---------- EXTRACTED INFORMATION

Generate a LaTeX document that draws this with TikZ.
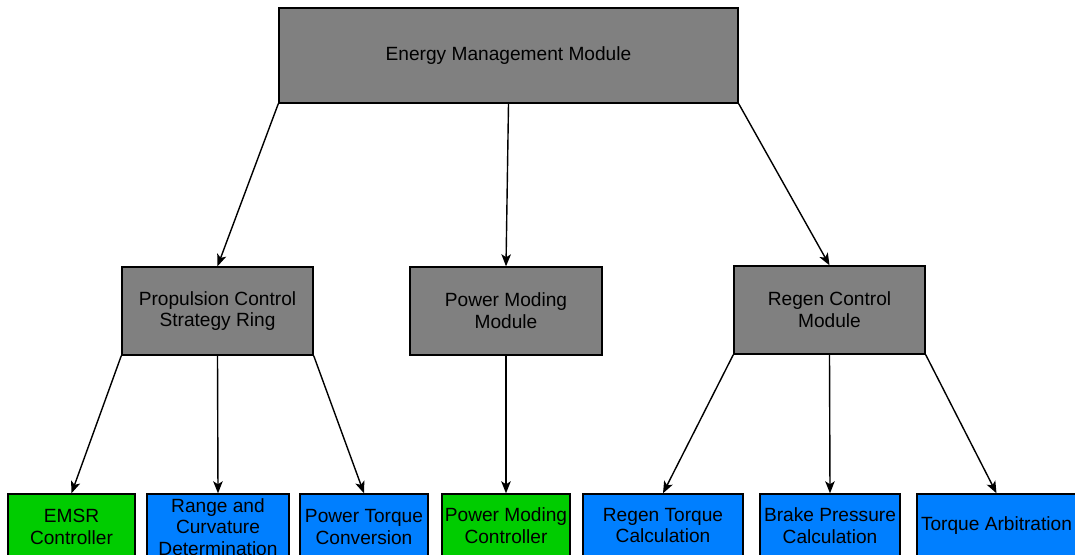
\documentclass[tikz,border=0pt]{standalone}
\usepackage{fontspec}
\setmainfont{Liberation Sans}
\usetikzlibrary{arrows.meta}
\definecolor{modgray}{HTML}{808080}
\definecolor{subblue}{HTML}{007FFF}
\definecolor{subgreen}{HTML}{00CC00}

\begin{document}
\begin{tikzpicture}[>={Stealth[length=12bp,width=9.5bp,inset=3bp]},line width=1.4bp]
 \tikzstyle{box}=[draw=black,inner sep=0pt,align=center,font=\fontsize{19.2}{21.8}\selectfont]
 \tikzstyle{module}=[box,fill=modgray,minimum height=88bp]
 \tikzstyle{leaf}=[box,fill=subblue]
 \tikzstyle{ctrl}=[box,fill=subgreen]
 \useasboundingbox (0bp,0bp) rectangle (1075bp,-555bp);
 \clip (0bp,0bp) rectangle (1075bp,-555bp);

 \node (ems) at (508.5bp,-55.5bp) [module,minimum width=459bp,minimum height=95bp] {Energy Management Module};

 \node (pcs) at (217.5bp,-311bp) [module,minimum width=191bp] {Propulsion Control\\Strategy Ring};
 \node (pmm) at (506bp,-311bp) [module,minimum width=192bp] {Power Moding\\Module};
 \node (rcm) at (829.5bp,-310bp) [module,minimum width=191bp] {Regen Control\\Module};

 % leaves below propulsion, boxes run past the lower edge
 \node (emsr) at (71.5bp,-527bp) [ctrl,minimum width=127bp,minimum height=66bp] {EMSR\\Controller};
 \node (rcd) at (218bp,-527bp) [leaf,minimum width=142bp,minimum height=66bp] {Range and\\Curvature\\Determination};
 \node (ptc) at (364bp,-527bp) [leaf,minimum width=128bp,minimum height=66bp] {Power Torque\\Conversion};

 \node (pmc) at (506bp,-525.5bp) [ctrl,minimum width=128bp,minimum height=63bp] {Power Moding\\Controller};

 \node (rtc) at (663bp,-525.5bp) [leaf,minimum width=160bp,minimum height=63bp] {Regen Torque\\Calculation};
 \node (bpc) at (830bp,-525.5bp) [leaf,minimum width=140bp,minimum height=63bp] {Brake Pressure\\Calculation};
 \node (tab) at (996.5bp,-525.5bp) [leaf,minimum width=159bp,minimum height=63bp] {Torque Arbitration};

 \draw [->] (ems.south west) -- (pcs.north);
 \draw [->] (ems.south) -- (pmm.north);
 \draw [->] (ems.south east) -- (rcm.north);

 \draw [->] (pcs.south west) -- (emsr.north);
 \draw [->] (pcs.south) -- (rcd.north);
 \draw [->] (pcs.south east) -- (ptc.north);

 \draw [->] (pmm.south) -- (pmc.north);

 \draw [->] (rcm.south west) -- (rtc.north);
 \draw [->] (rcm.south) -- (bpc.north);
 \draw [->] (rcm.south east) -- (tab.north);
\end{tikzpicture}
\end{document}
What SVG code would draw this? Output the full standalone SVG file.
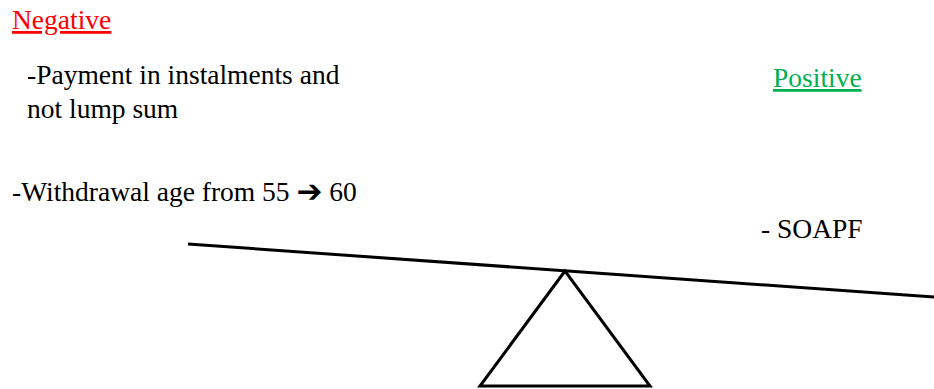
<svg xmlns="http://www.w3.org/2000/svg" width="934" height="389" viewBox="0 0 934 389">
<style>
text{font-family:"Liberation Serif","Times New Roman",serif;font-size:27.5px;fill:#000}
.neg{fill:#FF0000;text-decoration:underline}
.pos{fill:#00B050;text-decoration:underline}
.ln{stroke:#000;stroke-width:3;fill:none}
.arr{font-family:"DejaVu Sans",sans-serif;font-weight:bold;font-size:31px}
</style>
<rect width="934" height="389" fill="#fff"/>
<g id="labels">
<text class="neg" x="12" y="29">Negative</text>
<text x="27" y="84">-Payment in instalments and</text>
<text x="27" y="118">not lump sum</text>
<text x="12" y="201">-Withdrawal age from 55 <tspan class="arr" dy="1">➔</tspan><tspan dy="-1"> 60</tspan></text>
<text class="pos" x="773" y="87">Positive</text>
<text x="761" y="238">- SOAPF</text>
</g>
<g id="seesaw">
<line class="ln" x1="188" y1="244" x2="934" y2="297"/>
<polygon class="ln" points="565,271 480,386 650,386" stroke-linejoin="miter"/>
</g>
</svg>
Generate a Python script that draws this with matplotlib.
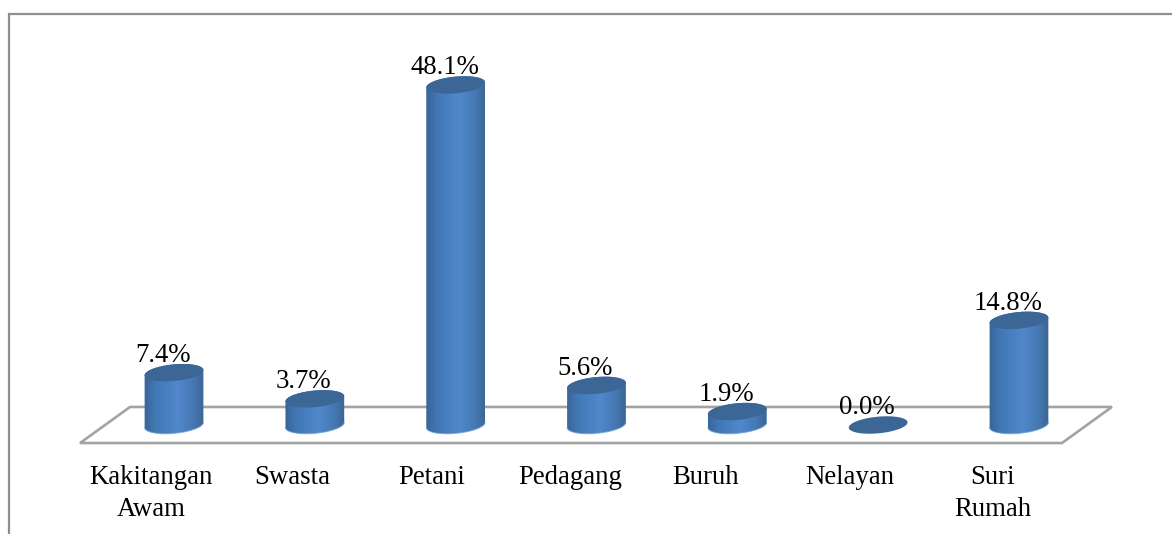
import numpy as np
import matplotlib
matplotlib.use('Agg')
import matplotlib.pyplot as plt
from matplotlib.colors import LinearSegmentedColormap
from matplotlib.lines import Line2D
from matplotlib.patches import PathPatch, Polygon
from matplotlib.path import Path

categories = ['Kakitangan\nAwam', 'Swasta', 'Petani', 'Pedagang', 'Buruh', 'Nelayan', 'Suri\nRumah']
percent = [7.4, 3.7, 48.1, 5.6, 1.9, 0.0, 14.8]

W, H = 1172, 534
PX_X = 140.83  # pixels per category
PX_Y = 7.07    # pixels per percent
X0, Y0 = 174, 425  # pixel of first bar, zero level

plt.rcParams['font.family'] = ['Liberation Serif', 'DejaVu Serif']
FS = 19.3

fig = plt.figure(figsize=(W / 100, H / 100), dpi=100, facecolor='white')
ax = fig.add_axes([0, 0, 1, 1])
ax.set_xlim(-X0 / PX_X, (W - X0) / PX_X)
ax.set_ylim(-(H - Y0) / PX_Y, Y0 / PX_Y)
ax.axis('off')

# frame, only top and left show in the picture
frame = '#8f8f8f'
fig.add_artist(Line2D([9 / W, 9 / W, 1], [0, 1 - 14 / H, 1 - 14 / H], color=frame, lw=1.6,
                      solid_joinstyle='miter'))

# floor
floor = Polygon([(-0.667, -2.55), (6.305, -2.55), (6.66, 2.55), (-0.312, 2.55)], closed=True,
                facecolor='none', edgecolor='#a3a3a3', lw=1.9, zorder=1)
ax.add_patch(floor)

body_cmap = LinearSegmentedColormap.from_list(
    'body', [(0, '#386494'), (0.18, '#4177b4'), (0.55, '#5088cc'), (0.8, '#4679b4'), (1, '#3a6490')])
top_color = '#3b6696'

A, B, TILT = 29.5, 8.3, np.radians(5.5)


def ellipse_xy(x, y, t):
    """Tilted ellipse points, in data units"""
    ex = A * np.cos(t) * np.cos(TILT) - B * np.sin(t) * np.sin(TILT)
    ey = A * np.cos(t) * np.sin(TILT) + B * np.sin(t) * np.cos(TILT)
    return x + ex / PX_X, y + ey / PX_Y


def draw_cylinder(x, value):
    t = np.linspace(0, 2 * np.pi, 120)
    if value > 0:
        low = np.linspace(np.pi, 2 * np.pi, 60)
        high = np.linspace(0, np.pi, 60)
        bx, by = ellipse_xy(x, 0, low)
        tx, ty = ellipse_xy(x, value, high)
        verts = np.column_stack([np.r_[bx, tx], np.r_[by, ty]])
        clip = PathPatch(Path(np.vstack([verts, verts[0]]), closed=True), facecolor='none',
                         edgecolor='none', transform=ax.transData)
        ax.add_patch(clip)
        half = A * 1.02 / PX_X
        grad = np.linspace(0, 1, 256).reshape(1, -1)
        im = ax.imshow(grad, cmap=body_cmap, aspect='auto', zorder=2,
                       extent=[x - half, x + half, -12 / PX_Y, value + 12 / PX_Y])
        im.set_clip_path(clip)
        # light rim along the base
        ax.plot(bx, by, color='#6f9fd8', lw=0.8, alpha=0.7, zorder=2.5)
    ex, ey = ellipse_xy(x, value, t)
    ax.fill(ex, ey, color=top_color, lw=0, zorder=3)


for i, v in enumerate(percent):
    draw_cylinder(i, v)
    # labels sit up and to the left of the top face
    ax.annotate('%.1f%%' % v, (i, v), xytext=(-11, 17), textcoords='offset pixels', ha='center',
                va='center', fontsize=FS, color='black', zorder=4)

# category labels are shifted left of the bars, spacing a bit uneven like the original
nudge = [-23, -23, -24, -26, -32, -28, -26]
for i, name in enumerate(categories):
    ax.annotate(name, (i, 0), xytext=(nudge[i], -40), textcoords='offset pixels', ha='center',
                va='top', fontsize=FS, color='black', linespacing=1.36, zorder=4)

ax.set_xlim(-X0 / PX_X, (W - X0) / PX_X)
ax.set_ylim(-(H - Y0) / PX_Y, Y0 / PX_Y)
fig.savefig('out.png', dpi=100, facecolor='white')
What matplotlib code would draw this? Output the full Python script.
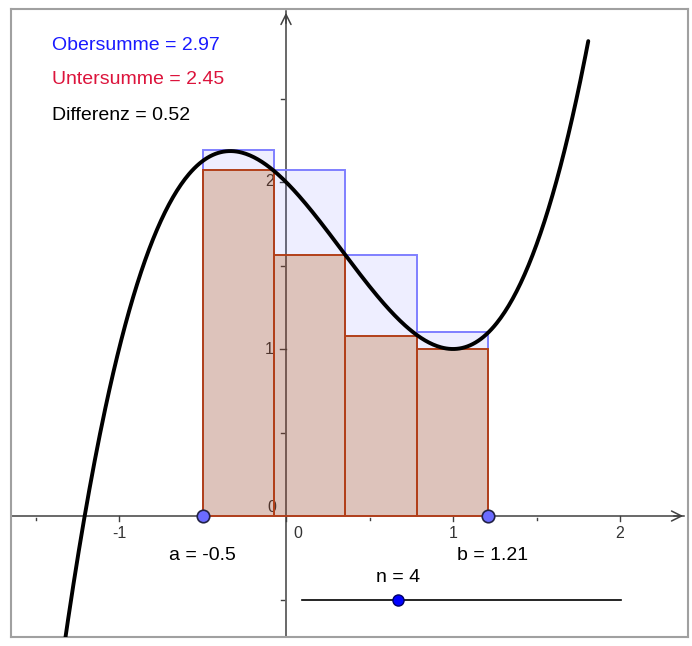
import numpy as np
import matplotlib.pyplot as plt
from matplotlib.patches import Rectangle

plt.rcParams['font.family'] = ['Liberation Sans', 'DejaVu Sans']

# f(x) = x^3 - x^2 - x + 2
coeffs = [1, -1, -1, 2]
a = -0.5
b = 1.21
n = 4
upper_heights = [2.19, 2.07, 1.56, 1.10]
lower_heights = [2.07, 1.56, 1.08, 1.00]
obersumme = 2.97
untersumme = 2.45
x_ticks = [-1, 0, 1, 2]
y_ticks = [1, 2]
n_min, n_max = 1, 11

W, H = 692, 646
fig = plt.figure(figsize=(W / 100, H / 100), dpi=100)
ax = fig.add_axes([11 / W, 9 / H, 677 / W, 628 / H])
px = 1 / 167.0  # one pixel in data units
ax.set_xlim(-275 * px, 402 * px)
ax.set_ylim(-121 * px, 507 * px)
ax.set_xticks([])
ax.set_yticks([])
for s in ax.spines.values():
    s.set_color('#a0a0a0')
    s.set_linewidth(1.5)

axis_col = '#404040'
# axes with open arrow heads
ax.plot([-275 * px, 398 * px], [0, 0], color=axis_col, lw=1.1, zorder=1)
ax.plot([0, 0], [-121 * px, 505 * px], color=axis_col, lw=1.1, zorder=1)
ax.annotate('', xy=(400 * px, 0), xytext=(385 * px, 0),
            arrowprops=dict(arrowstyle='->', color=axis_col, lw=1.1,
                            mutation_scale=18), zorder=1)
ax.annotate('', xy=(0, 506 * px), xytext=(0, 490 * px),
            arrowprops=dict(arrowstyle='->', color=axis_col, lw=1.1,
                            mutation_scale=18), zorder=1)

# ticks
for t in x_ticks:
    ax.plot([t, t], [0, -5 * px], color=axis_col, lw=1, zorder=1)
for t in np.arange(-1.5, 2.5, 1.0):
    ax.plot([t, t], [-2 * px, -4 * px], color=axis_col, lw=1, zorder=1)
for t in y_ticks:
    ax.plot([0, -6 * px], [t, t], color=axis_col, lw=1, zorder=1)
for t in [-0.5, 0.5, 1.5, 2.5]:
    ax.plot([-2 * px, -5 * px], [t, t], color=axis_col, lw=1, zorder=1)

lab_col = '#333333'
for t in x_ticks:
    xx = t + (12 * px if t == 0 else 0)
    ax.text(xx, -17 * px, str(t), ha='center', va='center', fontsize=11.5,
            color=lab_col, zorder=1)
for t in y_ticks:
    ax.text(-12 * px, t, str(t), ha='right', va='center', fontsize=11.5,
            color=lab_col, zorder=1)
ax.text(-10 * px, 9 * px, '0', ha='right', va='center', fontsize=11.5,
        color=lab_col, zorder=1)

# rectangles: upper fill only above the lower rectangle, outline full
width = (b - a) / n
for i in range(n):
    x0 = a + i * width
    ax.add_patch(Rectangle((x0, lower_heights[i]), width,
                           upper_heights[i] - lower_heights[i],
                           facecolor=(0.4, 0.4, 1.0, 0.11),
                           edgecolor='none', zorder=2))
    ax.add_patch(Rectangle((x0, 0), width, upper_heights[i],
                           facecolor='none', edgecolor='#7f7fff', lw=1.4,
                           zorder=2))
for i in range(n):
    x0 = a + i * width
    ax.add_patch(Rectangle((x0, 0), width, lower_heights[i],
                           facecolor=(145 / 255, 58 / 255, 32 / 255, 0.3),
                           edgecolor='#b2401a', lw=1.4, zorder=3))

# function graph
xs = np.linspace(-1.36, 1.81, 400)
ax.plot(xs, np.polyval(coeffs, xs), color='black', lw=2.8, zorder=4,
        solid_capstyle='round')

# interval end points
ax.plot([a, b], [0, 0], 'o', ms=9, mfc='#6b6bff', mec='#222244', mew=1.2,
        zorder=5)
ax.text(a, -40 * px, f'a = {a}', ha='center', va='center',
        fontsize=14, color='black')
ax.text(b + 4 * px, -40 * px, f'b = {b}', ha='center', va='center',
        fontsize=14, color='black')

# slider for n
s0, s1 = 16 * px, 335 * px
ax.plot([s0, s1], [-0.5, -0.5], color='black', lw=1.2, zorder=4)
sx = s0 + (n - n_min) / (n_max - n_min) * (s1 - s0)
ax.plot([sx], [-0.5], 'o', ms=8, mfc='#0000ff', mec='#000066', mew=1,
        zorder=5)
ax.text(sx, -61 * px, f'n = {n}', ha='center', va='center',
        fontsize=14, color='black')

# sums
ax.text(-234 * px, 471 * px, f'Obersumme = {obersumme:.2f}', ha='left',
        va='center', fontsize=14, color='#1a1aff')
ax.text(-234 * px, 437 * px, f'Untersumme = {untersumme:.2f}', ha='left',
        va='center', fontsize=14, color='#dc143c')
ax.text(-234 * px, 400 * px, f'Differenz = {obersumme - untersumme:.2f}',
        ha='left', va='center', fontsize=14, color='black')

fig.savefig('out.png', dpi=100)
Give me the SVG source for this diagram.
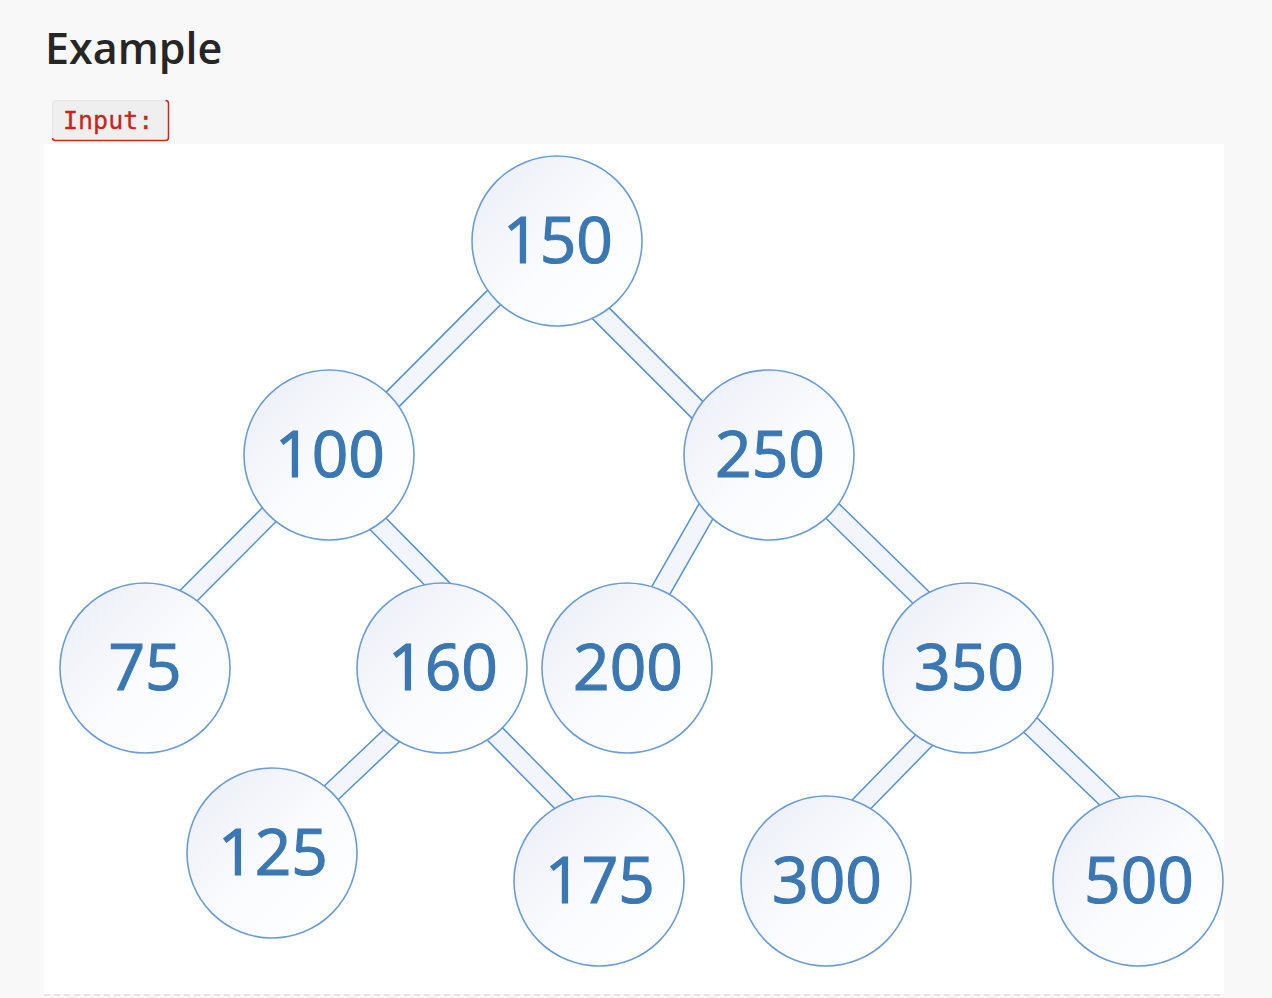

--------------------

The required output is the exact run of lines from the start of the records through the line containing "(ptc) at (364bp,-527bp)", both ends included, with no pictures.

Generate a LaTeX document that draws this with TikZ.
\documentclass[tikz,border=0pt]{standalone}
\usepackage{fontspec}
\setmainfont{Liberation Sans}
\usetikzlibrary{arrows.meta}
\definecolor{modgray}{HTML}{808080}
\definecolor{subblue}{HTML}{007FFF}
\definecolor{subgreen}{HTML}{00CC00}

\begin{document}
\begin{tikzpicture}[>={Stealth[length=12bp,width=9.5bp,inset=3bp]},line width=1.4bp]
 \tikzstyle{box}=[draw=black,inner sep=0pt,align=center,font=\fontsize{19.2}{21.8}\selectfont]
 \tikzstyle{module}=[box,fill=modgray,minimum height=88bp]
 \tikzstyle{leaf}=[box,fill=subblue]
 \tikzstyle{ctrl}=[box,fill=subgreen]
 \useasboundingbox (0bp,0bp) rectangle (1075bp,-555bp);
 \clip (0bp,0bp) rectangle (1075bp,-555bp);

 \node (ems) at (508.5bp,-55.5bp) [module,minimum width=459bp,minimum height=95bp] {Energy Management Module};

 \node (pcs) at (217.5bp,-311bp) [module,minimum width=191bp] {Propulsion Control\\Strategy Ring};
 \node (pmm) at (506bp,-311bp) [module,minimum width=192bp] {Power Moding\\Module};
 \node (rcm) at (829.5bp,-310bp) [module,minimum width=191bp] {Regen Control\\Module};

 % leaves below propulsion, boxes run past the lower edge
 \node (emsr) at (71.5bp,-527bp) [ctrl,minimum width=127bp,minimum height=66bp] {EMSR\\Controller};
 \node (rcd) at (218bp,-527bp) [leaf,minimum width=142bp,minimum height=66bp] {Range and\\Curvature\\Determination};
 \node (ptc) at (364bp,-527bp) [leaf,minimum width=128bp,minimum height=66bp] {Power Torque\\Conversion};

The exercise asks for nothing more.